Yang membahagiakan lagi, Kusniyati pun sempat tampil di acara Kick Andy yang ditayangkan Metro TV. Di acara itu usahanya bersama BSBM terpilih menjadi yang terbaik dari semua lembaga binaan PLN dan mendapatkan hadiah sebesar Rp 100 juta. Penilaian yang terbaik itu yang menentukan bukanlah PLN, tapi tim dari Kick Andy. Dan sampai saat ini Kusniyati pun masih terlibat untuk merawat mangrove. Paling tidak sebulan tiga kali ia bersama warga ke mangrove untuk bersih-bersih sampah. Bahkan saat ini PLN juga sudah memberikan bantuan berupa perahu baru beserta mesinnya, sebagai sarana transportasi untuk menyususi hutan mangrove di muara sungai.

Selain itu, Kusniyati juga sering diminta tampil di acara seminar yang bertemakan lingkungan. Di sana biasanya ia diminta untuk berbagi pengalaman tentang kisahnya memberdayakan masyarakat Gunung Anyar Tambak. Bahkan kampungnya juga sering menerima tamu dari luar negeri, seperti dari Filipina dan Malaysia. Mereka belajar tentang mangrove dan perawatannya. Yang juga membahagiakan, walikota Surabaya, Ibu Risma, juga pernah datang.

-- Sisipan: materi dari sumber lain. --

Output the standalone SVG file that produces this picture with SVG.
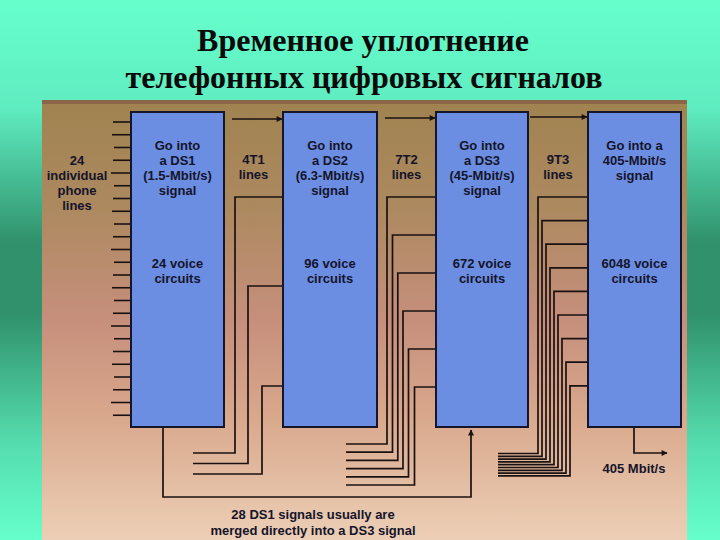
<svg xmlns="http://www.w3.org/2000/svg" width="720" height="540" viewBox="0 0 720 540">
  <defs>
    <linearGradient id="bg" x1="0" y1="0" x2="0" y2="1">
      <stop offset="0" stop-color="#66ffcc"/>
      <stop offset="0.2" stop-color="#5fecc0"/>
      <stop offset="0.45" stop-color="#30916c"/>
      <stop offset="0.58" stop-color="#30916c"/>
      <stop offset="0.82" stop-color="#55dcae"/>
      <stop offset="1" stop-color="#66ffcc"/>
    </linearGradient>
    <linearGradient id="panel" x1="0" y1="0" x2="0" y2="1">
      <stop offset="0" stop-color="#a08350"/>
      <stop offset="0.25" stop-color="#ad8960"/>
      <stop offset="0.5" stop-color="#c68f7c"/>
      <stop offset="0.72" stop-color="#d9a88c"/>
      <stop offset="1" stop-color="#eccfb6"/>
    </linearGradient>
    <marker id="arr" viewBox="0 0 10 10" refX="9" refY="5" markerWidth="7" markerHeight="6" markerUnits="userSpaceOnUse" orient="auto">
      <path d="M0,0 L10,5 L0,10 z" fill="#1a1212"/>
    </marker>
    <style>
      .title { font-family: "Liberation Serif", "Times New Roman", serif; font-weight: bold; font-size: 32px; fill: #0a0a0a; text-anchor: middle; }
      .box { fill: #6c8ee2; stroke: #16162a; stroke-width: 2; }
      .t { font-family: "Liberation Sans", Arial, sans-serif; font-weight: bold; font-size: 13px; fill: #14142a; text-anchor: middle; }
      .w { fill: none; stroke: #1a1212; stroke-width: 1.7; }
      .tick { stroke: #1a1212; stroke-width: 1.6; }
    </style>
  </defs>

  <rect x="0" y="0" width="720" height="540" fill="url(#bg)"/>
  <text class="title" x="363" y="51">Временное уплотнение</text>
  <text class="title" x="364" y="88">телефонных цифровых сигналов</text>

  <rect x="42" y="100" width="645" height="440" fill="url(#panel)"/>
  <rect x="42" y="100" width="645" height="4" fill="#8c6448"/>

  <g id="inputs">
    <text class="t" x="77" y="165">24</text>
    <text class="t" x="77" y="180">individual</text>
    <text class="t" x="77" y="195">phone</text>
    <text class="t" x="77" y="210">lines</text>
    <g class="tick">
      <line x1="113" y1="122" x2="131" y2="122"/>
      <line x1="112" y1="134.75" x2="131" y2="134.75"/>
      <line x1="114" y1="147.5" x2="131" y2="147.5"/>
      <line x1="113" y1="160.25" x2="131" y2="160.25"/>
      <line x1="111" y1="173" x2="131" y2="173"/>
      <line x1="114" y1="185.75" x2="131" y2="185.75"/>
      <line x1="113" y1="198.5" x2="131" y2="198.5"/>
      <line x1="112" y1="211.25" x2="131" y2="211.25"/>
      <line x1="114" y1="224" x2="131" y2="224"/>
      <line x1="113" y1="236.75" x2="131" y2="236.75"/>
      <line x1="111" y1="249.5" x2="131" y2="249.5"/>
      <line x1="114" y1="262.25" x2="131" y2="262.25"/>
      <line x1="113" y1="275" x2="131" y2="275"/>
      <line x1="112" y1="287.75" x2="131" y2="287.75"/>
      <line x1="114" y1="300.5" x2="131" y2="300.5"/>
      <line x1="113" y1="313.25" x2="131" y2="313.25"/>
      <line x1="111" y1="326" x2="131" y2="326"/>
      <line x1="114" y1="338.75" x2="131" y2="338.75"/>
      <line x1="113" y1="351.5" x2="131" y2="351.5"/>
      <line x1="112" y1="364.25" x2="131" y2="364.25"/>
      <line x1="114" y1="377" x2="131" y2="377"/>
      <line x1="113" y1="389.75" x2="131" y2="389.75"/>
      <line x1="111" y1="402.5" x2="131" y2="402.5"/>
      <line x1="113" y1="415.25" x2="131" y2="415.25"/>
    </g>
  </g>

  <g id="connectors">
    <!-- top arrows -->
    <line class="w" x1="232" y1="119" x2="282" y2="119" marker-end="url(#arr)"/>
    <line class="w" x1="385" y1="118" x2="435" y2="118" marker-end="url(#arr)"/>
    <line class="w" x1="530" y1="117" x2="587" y2="117" marker-end="url(#arr)"/>
    <!-- DS1 output merged into DS3 -->
    <path class="w" d="M163,428 V497 H471 V430" marker-end="url(#arr)"/>
    <!-- 4 T1 group -->
    <path class="w" d="M193,453 H235 V197 H283"/>
    <path class="w" d="M193,463.5 H248 V286 H283"/>
    <path class="w" d="M193,474 H262 V386 H283"/>
    <!-- 7 T2 group -->
    <path class="w" d="M346,444 H387 V197 H436"/>
    <path class="w" d="M346,452.2 H392.5 V235 H436"/>
    <path class="w" d="M346,460.4 H397.8 V273 H436"/>
    <path class="w" d="M346,468.6 H403 V311 H436"/>
    <path class="w" d="M346,476.8 H408.5 V349 H436"/>
    <path class="w" d="M346,485 H414.5 V387 H436"/>
    <!-- 9 T3 group -->
    <path class="w" d="M498,453.5 H538 V197 H588"/>
    <path class="w" d="M498,456.3 H542 V220.6 H588"/>
    <path class="w" d="M498,459.1 H546 V244.2 H588"/>
    <path class="w" d="M498,461.9 H550 V267.8 H588"/>
    <path class="w" d="M498,464.7 H554 V291.4 H588"/>
    <path class="w" d="M498,467.5 H558 V315 H588"/>
    <path class="w" d="M498,470.3 H562 V338.6 H588"/>
    <path class="w" d="M498,473.1 H566 V362.2 H588"/>
    <path class="w" d="M498,475.9 H570 V385.8 H588"/>
    <!-- output -->
    <path class="w" d="M634,428 V453 H667" marker-end="url(#arr)"/>
  </g>

  <g id="labels">
    <text class="t" x="253.5" y="164">4T1</text>
    <text class="t" x="253.5" y="179">lines</text>
    <text class="t" x="406.5" y="164">7T2</text>
    <text class="t" x="406.5" y="179">lines</text>
    <text class="t" x="558" y="164">9T3</text>
    <text class="t" x="558" y="179">lines</text>
    <text class="t" x="634" y="473">405 Mbit/s</text>
    <text class="t" x="313" y="519">28 DS1 signals usually are</text>
    <text class="t" x="313" y="535">merged directly into a DS3 signal</text>
  </g>

  <g id="ds1">
    <rect class="box" x="131" y="112" width="93" height="315"/>
    <text class="t" x="177.5" y="150">Go into</text>
    <text class="t" x="177.5" y="165">a DS1</text>
    <text class="t" x="177.5" y="180">(1.5-Mbit/s)</text>
    <text class="t" x="177.5" y="195">signal</text>
    <text class="t" x="177.5" y="268">24 voice</text>
    <text class="t" x="177.5" y="283">circuits</text>
  </g>

  <g id="ds2">
    <rect class="box" x="283" y="112" width="94" height="315"/>
    <text class="t" x="330" y="150">Go into</text>
    <text class="t" x="330" y="165">a DS2</text>
    <text class="t" x="330" y="180">(6.3-Mbit/s)</text>
    <text class="t" x="330" y="195">signal</text>
    <text class="t" x="330" y="268">96 voice</text>
    <text class="t" x="330" y="283">circuits</text>
  </g>

  <g id="ds3">
    <rect class="box" x="436" y="112" width="92" height="315"/>
    <text class="t" x="482" y="150">Go into</text>
    <text class="t" x="482" y="165">a DS3</text>
    <text class="t" x="482" y="180">(45-Mbit/s)</text>
    <text class="t" x="482" y="195">signal</text>
    <text class="t" x="482" y="268">672 voice</text>
    <text class="t" x="482" y="283">circuits</text>
  </g>

  <g id="sig405">
    <rect class="box" x="588" y="112" width="93" height="315"/>
    <text class="t" x="634.5" y="150">Go into a</text>
    <text class="t" x="634.5" y="165">405-Mbit/s</text>
    <text class="t" x="634.5" y="180">signal</text>
    <text class="t" x="634.5" y="268">6048 voice</text>
    <text class="t" x="634.5" y="283">circuits</text>
  </g>
</svg>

Menurut Kusniyati, kepeduliannya terhadap lingkungan sudah merupakan panggilan jiwa. Baginya, mengabdi untuk lingkungan adalah semata-mata ibadah. Suaminya sendiri, Kisbiyanto, yang sehari-hari bejualan es, dan kadang beralih menjadi tukang ketika jualannya sepi, juga ikut aktif membantu mengelola BSBM. Ke depannya, Kusniyati ingin BSBM bisa semakin berkembang dan kesadaran masyarakat untuk menjaga lingkungannya juga semakin tinggi. Tangan kukuh Kusniyati tak akan berhenti berupaya agar kampung nelayan tempat ia tinggal selalu terlihat bersih. Ia juga ingin terus menyentuh hutan mangrove agar lingkungan kawasan itu tetap terjaga.